Full of flavour, easy on your time, this Thai beef salad makes a great summertime lunch or dinner. Swap the beef for firm tofu for a vegetarian option.
Salad
- 400g beef eye fillet steak
- 2 tsp olive oil
- 2 cups rocket
- Handful coriander leaves
- Handful Thai basil
- ½ cup cherry tomatoes, halved
- 2 cucumbers, cut into long thin sticks
- 1 red onion, thinly sliced
Dressing
- ¼ cup of roasted peanuts, roughly chopped
- 2 tbsp fish sauce
- Juice of half a lime
- 1 tbsp brown sugar
- 1 long red chilli (add more if you like heat), seeded and finely chopped
- 2 tbsp water
Method
- Pre-heat your BBQ to a high heat and get your steaks ready by drizzling with olive oil, and season with salt and pepper.
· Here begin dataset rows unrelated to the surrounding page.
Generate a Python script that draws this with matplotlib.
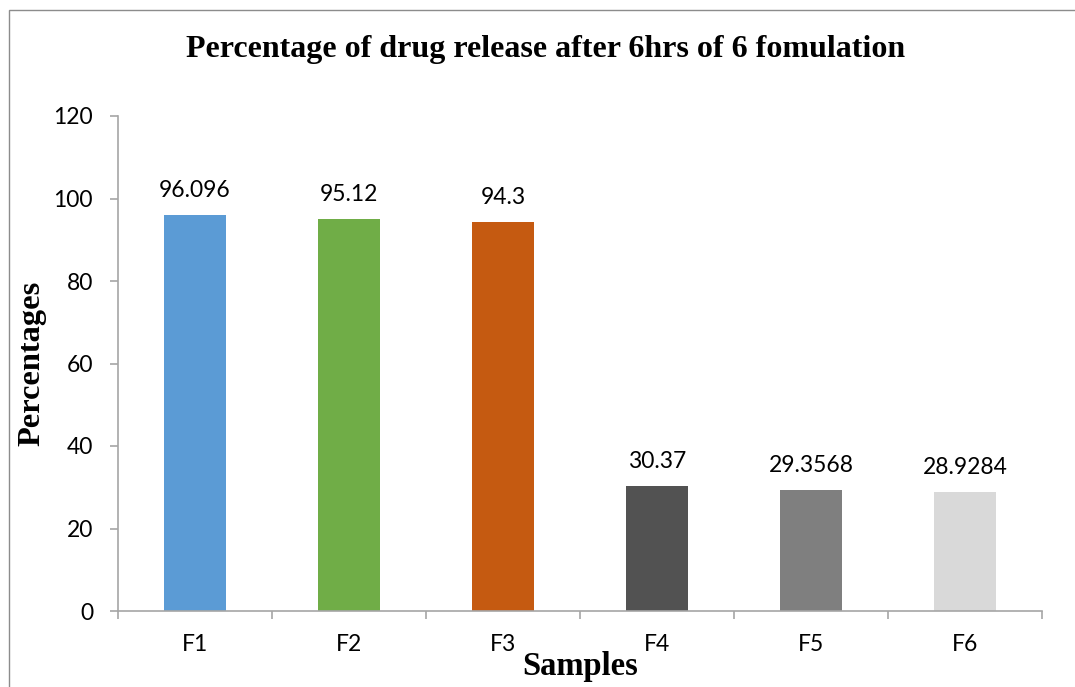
import matplotlib
matplotlib.use("Agg")
import matplotlib.pyplot as plt
from matplotlib.patches import Rectangle
import numpy as np

categories = ["F1", "F2", "F3", "F4", "F5", "F6"]
values = [96.096, 95.12, 94.3, 30.37, 29.3568, 28.9284]
value_labels = ["96.096", "95.12", "94.3", "30.37", "29.3568", "28.9284"]
colors = ["#5B9BD5", "#70AD47", "#C55A11", "#525252", "#7F7F7F", "#D9D9D9"]
yticks = [0, 20, 40, 60, 80, 100, 120]

W, H = 1075, 687
fig = plt.figure(figsize=(W / 100, H / 100), dpi=100)

# outer border (cut at right and bottom)
fig.patches.append(Rectangle((9 / W, -0.05), 1.2, (H - 10) / H + 0.05, transform=fig.transFigure,
                             fill=False, edgecolor="#8c8c8c", linewidth=1.0))

ax = fig.add_axes([118 / W, 1 - 611 / H, (1042 - 118) / W, (611 - 116) / H])
x = np.arange(len(categories))
ax.bar(x, values, width=0.40, color=colors, zorder=2)

ax.set_xlim(-0.5, len(categories) - 0.5)
ax.set_ylim(0, 120)
ax.set_yticks(yticks)
ax.set_yticklabels([str(t) for t in yticks], fontfamily="Lato", fontsize=16.5)
ax.set_xticks(x)
ax.set_xticklabels(categories, fontfamily="Lato", fontsize=16.5)
ax.tick_params(axis="x", length=0, pad=16.5)
ax.set_xticks(np.arange(-0.5, len(categories)), minor=True)
ax.tick_params(axis="x", which="minor", length=6, color="#a6a6a6", width=1.2, direction="out")
ax.tick_params(axis="y", length=6, color="#a6a6a6", width=1.2, pad=12)

for s in ["top", "right"]:
    ax.spines[s].set_visible(False)
for s in ["left", "bottom"]:
    ax.spines[s].set_color("#a6a6a6")
    ax.spines[s].set_linewidth(1.2)

for xi, v, lab in zip(x, values, value_labels):
    ax.annotate(lab, (xi, v), xytext=(0, 10), textcoords="offset points",
                ha="center", va="bottom", fontfamily="Lato", fontsize=16.5)

fig.text(546 / W, 1 - 50 / H, "Percentage of drug release after 6hrs of 6 fomulation",
         ha="center", va="center", fontfamily="Liberation Serif", fontweight="bold", fontsize=23)
fig.text(32 / W, 1 - 363 / H, "Percentages", rotation=90, ha="center", va="center",
         fontfamily="Liberation Serif", fontweight="bold", fontsize=23.3)
fig.text(580 / W, 1 - 667 / H, "Samples", ha="center", va="center",
         fontfamily="Liberation Serif", fontweight="bold", fontsize=23.5)

fig.savefig("out.png", dpi=100)
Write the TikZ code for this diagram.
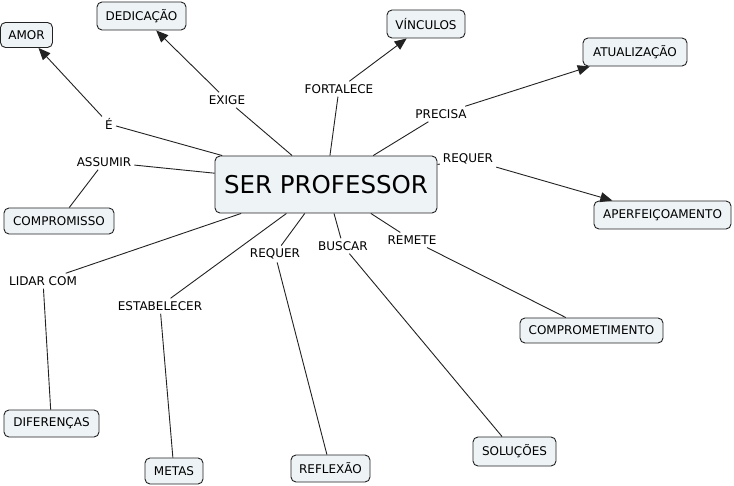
\documentclass[tikz,border=0pt]{standalone}
\usepackage{fontspec}
\setmainfont{DejaVu Sans}
\usetikzlibrary{arrows.meta}
\definecolor{boxfill}{HTML}{EEF3F6}
\definecolor{edge}{HTML}{222222}
\begin{document}
\begin{tikzpicture}[x=1pt,y=-1pt,
  concept/.style={draw=edge, line width=0.9pt, fill=boxfill, rounded corners=5pt,
    font=\fontsize{12}{14}\selectfont, inner sep=0pt},
  main/.style={concept, font=\fontsize{24.5}{28}\selectfont},
  lbl/.style={font=\fontsize{12}{14}\selectfont, inner sep=3pt, fill=white},
  link/.style={draw=edge, line width=0.9pt},
  arr/.style={link, -{Triangle[length=12pt,width=10pt]}}
]
\useasboundingbox (0,0) rectangle (734,486);
\fill[white] (0,0) rectangle (734,486);

% concepts
\node[main, minimum width=222pt, minimum height=57pt] (ctr) at (326,184.5) {SER PROFESSOR};
\node[concept, minimum width=52pt, minimum height=25pt] (amor) at (26.5,35) {AMOR};
\node[concept, minimum width=89pt, minimum height=28pt] (ded) at (141.5,16) {DEDICAÇÃO};
\node[concept, minimum width=78pt, minimum height=28pt] (vinc) at (426,24) {VÍNCULOS};
\node[concept, minimum width=104pt, minimum height=28pt] (atu) at (635,52) {ATUALIZAÇÃO};
\node[concept, minimum width=137pt, minimum height=28pt] (aper) at (662.5,215) {APERFEIÇOAMENTO};
\node[concept, minimum width=110pt, minimum height=26pt] (comp) at (59,221) {COMPROMISSO};
\node[concept, minimum width=95pt, minimum height=27pt] (dif) at (51.5,423.5) {DIFERENÇAS};
\node[concept, minimum width=58pt, minimum height=26pt] (metas) at (174,471) {METAS};
\node[concept, minimum width=79pt, minimum height=27pt] (refl) at (330.5,468.5) {REFLEXÃO};
\node[concept, minimum width=83pt, minimum height=29pt] (sol) at (514.5,451.5) {SOLUÇÕES};
\node[concept, minimum width=143pt, minimum height=25pt] (cmt) at (591.5,330.5) {COMPROMETIMENTO};

% linking phrases
\node[lbl] (e) at (109,124) {É};
\node[lbl] (exige) at (227,100) {EXIGE};
\node[lbl] (fort) at (339,89) {FORTALECE};
\node[lbl] (prec) at (441,114) {PRECISA};
\node[lbl] (req1) at (468,159) {REQUER};
\node[lbl] (ass) at (104,162) {ASSUMIR};
\node[lbl] (lidar) at (43,281) {LIDAR COM};
\node[lbl] (estab) at (160,306) {ESTABELECER};
\node[lbl] (req2) at (275,254) {REQUER};
\node[lbl] (busc) at (343,246) {BUSCAR};
\node[lbl] (rem) at (412,240) {REMETE};

% connectors
\draw[link] (ctr) -- (e);      \draw[arr] (e) -- (amor);
\draw[link] (ctr) -- (exige);  \draw[arr] (exige) -- (ded);
\draw[link] (ctr) -- (fort);   \draw[arr] (fort) -- (vinc);
\draw[link] (ctr) -- (prec);   \draw[arr] (prec) -- (atu);
\draw[link] (ctr) -- (req1);   \draw[arr] (req1) -- (aper);
\draw[link] (ctr) -- (ass);    \draw[link] (ass) -- (comp);
\draw[link] (ctr) -- (lidar);  \draw[link] (lidar) -- (dif);
\draw[link] (ctr) -- (estab);  \draw[link] (estab) -- (metas);
\draw[link] (ctr) -- (req2);   \draw[link] (req2) -- (refl);
\draw[link] (ctr) -- (busc);   \draw[link] (busc) -- (sol);
\draw[link] (ctr) -- (rem);    \draw[link] (rem) -- (cmt);
\end{tikzpicture}
\end{document}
Alternatively, cook your steak in a very hot frying pan.
- Cook the steak to your liking – medium rare works well for this dish – and once cooked, wrap it in aluminium foil and set aside to rest (approximately 10 minutes).
- Combine all dressing ingredients in a small bowl and mix thoroughly. You can use a food processor to save time here, just pulse a few times to combine.
- Thinly slice the steak into strips.
- Assemble all the salad ingredients, add the steak, and drizzle with dressing.
This is delicious as a standalone salad, but it also works well as a filling for rice paper rolls. Add whatever fresh veggies and fruits you have – mango, apple, capsicum and fennel bulb, will all make this dish sing.